> [What needs to be done]: Using the material below, print a verbatim copy of every line from the one containing "Output the component" through the one containing "const y = d3.scaleLinear().domain([0, 60]).range([352, 156]);", inclusive, and omit the pictures.

Charts and diagrams as code
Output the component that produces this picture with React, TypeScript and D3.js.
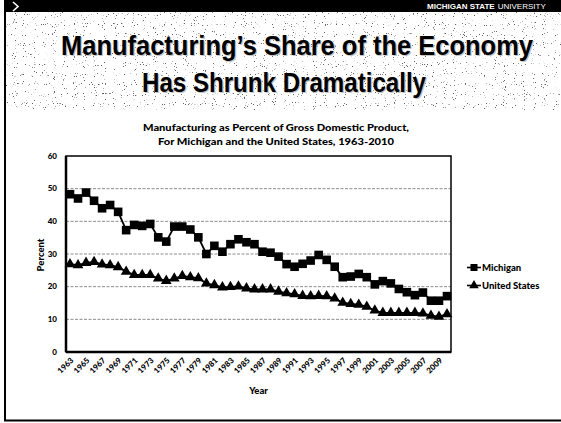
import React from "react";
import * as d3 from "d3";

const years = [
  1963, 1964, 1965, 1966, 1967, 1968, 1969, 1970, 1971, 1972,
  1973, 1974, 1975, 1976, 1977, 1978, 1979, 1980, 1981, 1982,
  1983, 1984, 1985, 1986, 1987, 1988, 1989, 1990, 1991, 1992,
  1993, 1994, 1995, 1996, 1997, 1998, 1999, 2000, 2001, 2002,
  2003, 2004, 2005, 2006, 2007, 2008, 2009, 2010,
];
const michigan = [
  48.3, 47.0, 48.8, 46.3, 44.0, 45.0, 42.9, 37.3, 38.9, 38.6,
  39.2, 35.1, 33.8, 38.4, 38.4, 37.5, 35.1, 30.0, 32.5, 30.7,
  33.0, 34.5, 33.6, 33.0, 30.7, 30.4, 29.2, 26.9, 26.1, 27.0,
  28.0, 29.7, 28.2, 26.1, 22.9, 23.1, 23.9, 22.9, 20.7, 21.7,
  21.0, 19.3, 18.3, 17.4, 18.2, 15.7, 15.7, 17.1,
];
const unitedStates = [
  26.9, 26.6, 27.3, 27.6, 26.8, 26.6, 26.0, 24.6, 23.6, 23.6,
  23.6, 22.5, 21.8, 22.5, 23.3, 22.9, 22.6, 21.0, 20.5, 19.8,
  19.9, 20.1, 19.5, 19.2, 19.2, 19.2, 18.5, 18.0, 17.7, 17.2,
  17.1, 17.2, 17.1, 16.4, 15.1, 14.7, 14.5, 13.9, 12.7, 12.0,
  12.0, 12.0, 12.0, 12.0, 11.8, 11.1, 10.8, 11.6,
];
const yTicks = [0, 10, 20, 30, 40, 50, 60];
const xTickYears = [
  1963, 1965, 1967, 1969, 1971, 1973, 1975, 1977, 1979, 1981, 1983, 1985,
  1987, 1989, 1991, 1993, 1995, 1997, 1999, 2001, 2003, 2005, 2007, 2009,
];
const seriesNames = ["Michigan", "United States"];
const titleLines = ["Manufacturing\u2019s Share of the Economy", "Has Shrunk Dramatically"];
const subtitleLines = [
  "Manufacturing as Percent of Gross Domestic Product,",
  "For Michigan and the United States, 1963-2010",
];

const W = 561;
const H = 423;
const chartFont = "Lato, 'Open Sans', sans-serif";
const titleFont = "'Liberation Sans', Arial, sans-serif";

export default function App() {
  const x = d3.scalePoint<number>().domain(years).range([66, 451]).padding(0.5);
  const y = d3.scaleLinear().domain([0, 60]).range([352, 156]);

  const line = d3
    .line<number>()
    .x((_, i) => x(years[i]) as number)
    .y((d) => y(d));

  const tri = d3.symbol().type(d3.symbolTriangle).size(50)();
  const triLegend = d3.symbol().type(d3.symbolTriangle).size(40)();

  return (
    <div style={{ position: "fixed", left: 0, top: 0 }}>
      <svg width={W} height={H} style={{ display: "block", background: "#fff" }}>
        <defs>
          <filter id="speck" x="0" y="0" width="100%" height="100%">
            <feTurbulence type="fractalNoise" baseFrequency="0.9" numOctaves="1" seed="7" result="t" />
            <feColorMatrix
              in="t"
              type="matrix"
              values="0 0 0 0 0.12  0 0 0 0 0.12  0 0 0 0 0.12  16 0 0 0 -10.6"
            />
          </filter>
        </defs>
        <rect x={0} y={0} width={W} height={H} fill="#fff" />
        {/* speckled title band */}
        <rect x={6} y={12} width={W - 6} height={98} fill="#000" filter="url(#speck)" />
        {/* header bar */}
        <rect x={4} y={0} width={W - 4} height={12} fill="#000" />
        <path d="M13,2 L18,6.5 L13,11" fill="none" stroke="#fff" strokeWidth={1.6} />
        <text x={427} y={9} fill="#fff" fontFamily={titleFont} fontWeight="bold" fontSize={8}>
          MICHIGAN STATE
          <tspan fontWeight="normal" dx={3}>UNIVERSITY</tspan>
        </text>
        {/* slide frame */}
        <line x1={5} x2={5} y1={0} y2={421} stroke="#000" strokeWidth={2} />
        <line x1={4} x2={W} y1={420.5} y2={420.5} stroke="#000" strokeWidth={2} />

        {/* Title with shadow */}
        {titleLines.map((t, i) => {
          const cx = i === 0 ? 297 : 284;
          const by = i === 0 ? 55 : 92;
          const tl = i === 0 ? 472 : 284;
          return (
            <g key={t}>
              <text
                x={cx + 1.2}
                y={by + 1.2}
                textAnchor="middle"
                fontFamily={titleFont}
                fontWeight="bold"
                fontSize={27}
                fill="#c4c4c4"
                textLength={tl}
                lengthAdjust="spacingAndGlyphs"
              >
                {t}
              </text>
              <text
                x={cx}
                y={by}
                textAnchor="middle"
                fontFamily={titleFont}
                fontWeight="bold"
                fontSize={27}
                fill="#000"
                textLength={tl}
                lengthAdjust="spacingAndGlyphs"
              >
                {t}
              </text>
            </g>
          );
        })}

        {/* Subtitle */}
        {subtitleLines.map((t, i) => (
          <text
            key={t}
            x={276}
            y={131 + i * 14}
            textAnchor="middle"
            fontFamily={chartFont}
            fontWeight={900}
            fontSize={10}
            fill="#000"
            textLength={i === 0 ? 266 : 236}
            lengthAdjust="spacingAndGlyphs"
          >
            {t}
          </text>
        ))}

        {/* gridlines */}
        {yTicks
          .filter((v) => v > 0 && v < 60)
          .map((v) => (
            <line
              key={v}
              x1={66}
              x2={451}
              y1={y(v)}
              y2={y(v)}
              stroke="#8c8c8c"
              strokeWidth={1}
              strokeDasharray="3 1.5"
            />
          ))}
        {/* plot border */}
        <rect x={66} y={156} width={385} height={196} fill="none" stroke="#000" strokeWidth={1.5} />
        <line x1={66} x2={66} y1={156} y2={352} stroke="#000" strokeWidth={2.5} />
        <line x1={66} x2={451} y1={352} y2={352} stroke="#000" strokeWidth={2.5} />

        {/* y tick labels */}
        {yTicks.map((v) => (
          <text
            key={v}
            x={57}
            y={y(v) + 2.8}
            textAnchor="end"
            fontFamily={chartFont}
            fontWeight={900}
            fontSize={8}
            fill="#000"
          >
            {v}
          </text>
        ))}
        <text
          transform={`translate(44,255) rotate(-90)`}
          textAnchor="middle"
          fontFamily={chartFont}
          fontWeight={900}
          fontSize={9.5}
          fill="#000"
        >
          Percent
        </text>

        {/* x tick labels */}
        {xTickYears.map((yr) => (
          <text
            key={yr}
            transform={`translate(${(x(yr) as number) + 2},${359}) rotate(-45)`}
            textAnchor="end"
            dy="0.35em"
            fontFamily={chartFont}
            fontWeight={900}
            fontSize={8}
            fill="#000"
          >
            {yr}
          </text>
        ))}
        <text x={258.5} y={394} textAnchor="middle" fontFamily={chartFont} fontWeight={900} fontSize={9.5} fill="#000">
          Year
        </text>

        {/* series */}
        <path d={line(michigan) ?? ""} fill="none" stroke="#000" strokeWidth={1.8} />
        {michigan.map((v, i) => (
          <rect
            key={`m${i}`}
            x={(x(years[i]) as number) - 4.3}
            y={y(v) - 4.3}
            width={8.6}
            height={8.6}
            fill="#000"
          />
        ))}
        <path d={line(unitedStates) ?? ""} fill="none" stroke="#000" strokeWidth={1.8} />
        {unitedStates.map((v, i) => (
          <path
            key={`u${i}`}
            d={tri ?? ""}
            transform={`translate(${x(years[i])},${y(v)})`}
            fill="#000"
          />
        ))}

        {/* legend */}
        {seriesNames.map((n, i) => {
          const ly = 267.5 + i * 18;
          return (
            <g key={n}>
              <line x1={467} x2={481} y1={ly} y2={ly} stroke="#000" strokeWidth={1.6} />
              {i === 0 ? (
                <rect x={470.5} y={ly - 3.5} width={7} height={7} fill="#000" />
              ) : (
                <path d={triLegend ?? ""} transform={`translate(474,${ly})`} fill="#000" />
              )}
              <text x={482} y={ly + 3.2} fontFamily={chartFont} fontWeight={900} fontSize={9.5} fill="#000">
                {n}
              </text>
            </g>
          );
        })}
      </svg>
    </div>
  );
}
* * *
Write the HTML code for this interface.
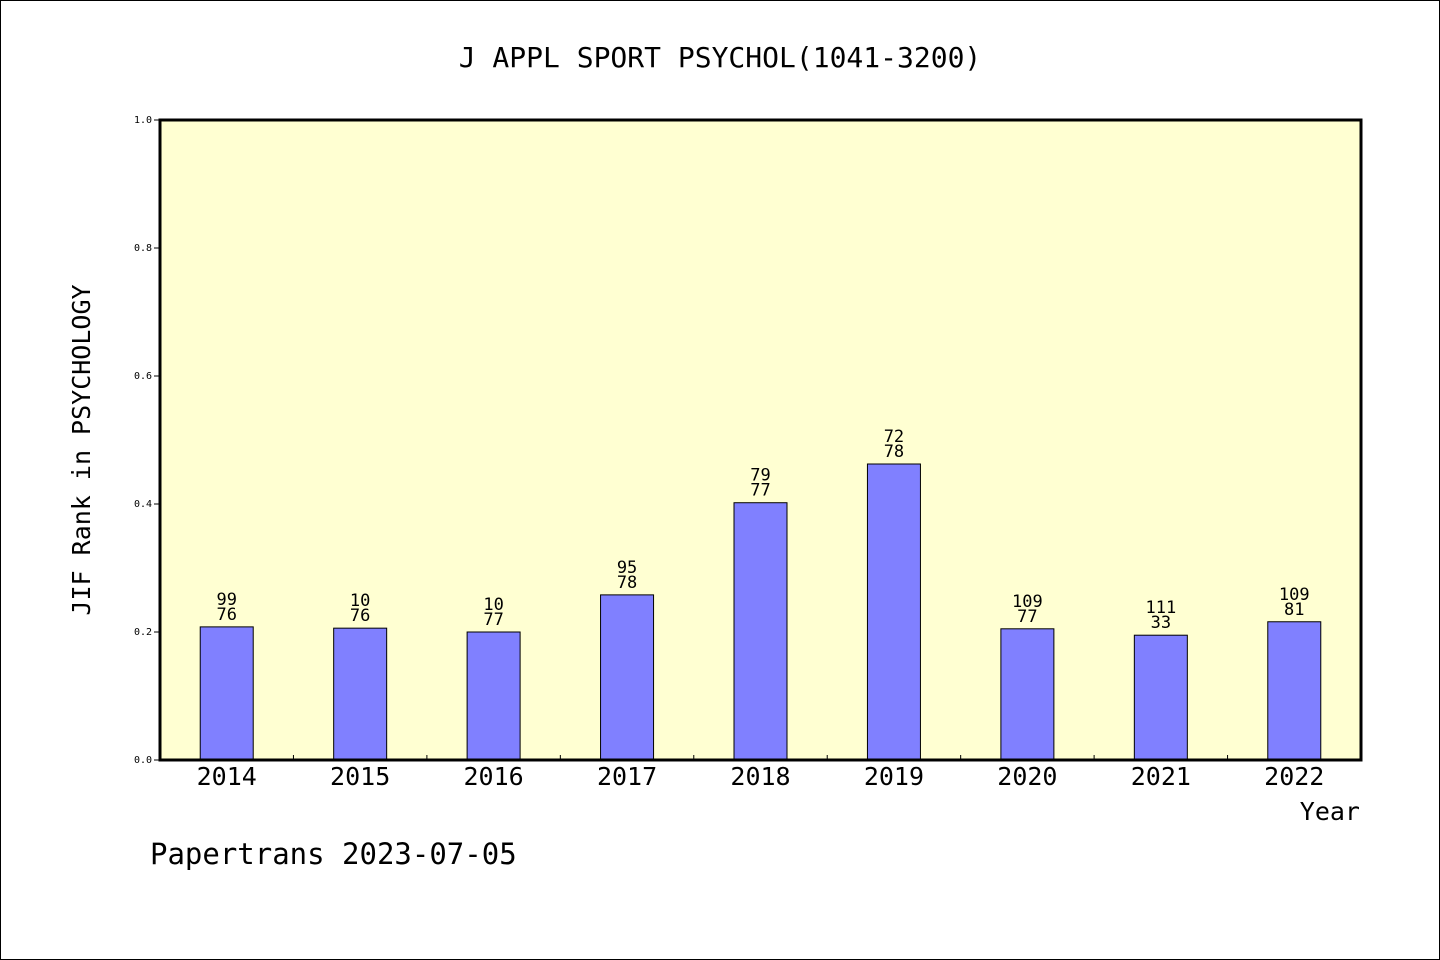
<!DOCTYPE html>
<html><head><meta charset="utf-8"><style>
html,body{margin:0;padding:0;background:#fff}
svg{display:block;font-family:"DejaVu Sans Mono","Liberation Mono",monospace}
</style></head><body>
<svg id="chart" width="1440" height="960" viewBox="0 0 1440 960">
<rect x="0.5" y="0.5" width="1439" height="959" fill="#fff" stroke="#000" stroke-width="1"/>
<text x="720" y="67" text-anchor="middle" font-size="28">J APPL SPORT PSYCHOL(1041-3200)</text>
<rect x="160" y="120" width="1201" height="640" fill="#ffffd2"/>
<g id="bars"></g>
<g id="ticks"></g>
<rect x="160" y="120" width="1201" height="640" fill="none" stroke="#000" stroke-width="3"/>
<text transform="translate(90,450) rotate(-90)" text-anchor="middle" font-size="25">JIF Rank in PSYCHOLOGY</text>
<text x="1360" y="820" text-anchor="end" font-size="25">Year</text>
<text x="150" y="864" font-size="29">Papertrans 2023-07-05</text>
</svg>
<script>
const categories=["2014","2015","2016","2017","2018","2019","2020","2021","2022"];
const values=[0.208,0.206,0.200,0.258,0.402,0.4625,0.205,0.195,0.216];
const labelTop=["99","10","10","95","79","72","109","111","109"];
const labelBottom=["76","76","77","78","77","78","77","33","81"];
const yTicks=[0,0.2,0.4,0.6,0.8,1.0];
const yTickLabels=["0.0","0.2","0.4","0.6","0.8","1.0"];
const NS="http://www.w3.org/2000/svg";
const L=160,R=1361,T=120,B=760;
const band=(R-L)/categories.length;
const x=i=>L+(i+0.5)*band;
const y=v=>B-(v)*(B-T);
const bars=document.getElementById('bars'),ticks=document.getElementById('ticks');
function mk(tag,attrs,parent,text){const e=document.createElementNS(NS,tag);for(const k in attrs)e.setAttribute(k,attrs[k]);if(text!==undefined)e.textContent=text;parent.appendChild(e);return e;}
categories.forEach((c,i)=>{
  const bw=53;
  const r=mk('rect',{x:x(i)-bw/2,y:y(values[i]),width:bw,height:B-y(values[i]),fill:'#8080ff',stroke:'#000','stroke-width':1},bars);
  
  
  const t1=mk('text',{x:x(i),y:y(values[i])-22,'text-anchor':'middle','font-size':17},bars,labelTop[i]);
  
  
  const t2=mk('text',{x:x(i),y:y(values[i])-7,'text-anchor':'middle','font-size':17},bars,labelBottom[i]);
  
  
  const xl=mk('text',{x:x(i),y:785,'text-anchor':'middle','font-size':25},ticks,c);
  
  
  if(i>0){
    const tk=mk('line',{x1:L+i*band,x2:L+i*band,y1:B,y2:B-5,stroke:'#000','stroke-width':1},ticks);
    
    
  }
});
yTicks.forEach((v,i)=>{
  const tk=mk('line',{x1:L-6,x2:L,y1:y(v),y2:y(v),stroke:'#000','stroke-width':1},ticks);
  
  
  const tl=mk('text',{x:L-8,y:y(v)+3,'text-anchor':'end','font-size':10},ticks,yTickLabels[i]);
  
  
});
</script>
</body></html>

> [Solution below]:
Output the component that produces this picture with React, TypeScript and D3.js.
import React from "react";
import * as d3 from "d3";

const years = [
  1963, 1964, 1965, 1966, 1967, 1968, 1969, 1970, 1971, 1972,
  1973, 1974, 1975, 1976, 1977, 1978, 1979, 1980, 1981, 1982,
  1983, 1984, 1985, 1986, 1987, 1988, 1989, 1990, 1991, 1992,
  1993, 1994, 1995, 1996, 1997, 1998, 1999, 2000, 2001, 2002,
  2003, 2004, 2005, 2006, 2007, 2008, 2009, 2010,
];
const michigan = [
  48.3, 47.0, 48.8, 46.3, 44.0, 45.0, 42.9, 37.3, 38.9, 38.6,
  39.2, 35.1, 33.8, 38.4, 38.4, 37.5, 35.1, 30.0, 32.5, 30.7,
  33.0, 34.5, 33.6, 33.0, 30.7, 30.4, 29.2, 26.9, 26.1, 27.0,
  28.0, 29.7, 28.2, 26.1, 22.9, 23.1, 23.9, 22.9, 20.7, 21.7,
  21.0, 19.3, 18.3, 17.4, 18.2, 15.7, 15.7, 17.1,
];
const unitedStates = [
  26.9, 26.6, 27.3, 27.6, 26.8, 26.6, 26.0, 24.6, 23.6, 23.6,
  23.6, 22.5, 21.8, 22.5, 23.3, 22.9, 22.6, 21.0, 20.5, 19.8,
  19.9, 20.1, 19.5, 19.2, 19.2, 19.2, 18.5, 18.0, 17.7, 17.2,
  17.1, 17.2, 17.1, 16.4, 15.1, 14.7, 14.5, 13.9, 12.7, 12.0,
  12.0, 12.0, 12.0, 12.0, 11.8, 11.1, 10.8, 11.6,
];
const yTicks = [0, 10, 20, 30, 40, 50, 60];
const xTickYears = [
  1963, 1965, 1967, 1969, 1971, 1973, 1975, 1977, 1979, 1981, 1983, 1985,
  1987, 1989, 1991, 1993, 1995, 1997, 1999, 2001, 2003, 2005, 2007, 2009,
];
const seriesNames = ["Michigan", "United States"];
const titleLines = ["Manufacturing\u2019s Share of the Economy", "Has Shrunk Dramatically"];
const subtitleLines = [
  "Manufacturing as Percent of Gross Domestic Product,",
  "For Michigan and the United States, 1963-2010",
];

const W = 561;
const H = 423;
const chartFont = "Lato, 'Open Sans', sans-serif";
const titleFont = "'Liberation Sans', Arial, sans-serif";

export default function App() {
  const x = d3.scalePoint<number>().domain(years).range([66, 451]).padding(0.5);
  const y = d3.scaleLinear().domain([0, 60]).range([352, 156]);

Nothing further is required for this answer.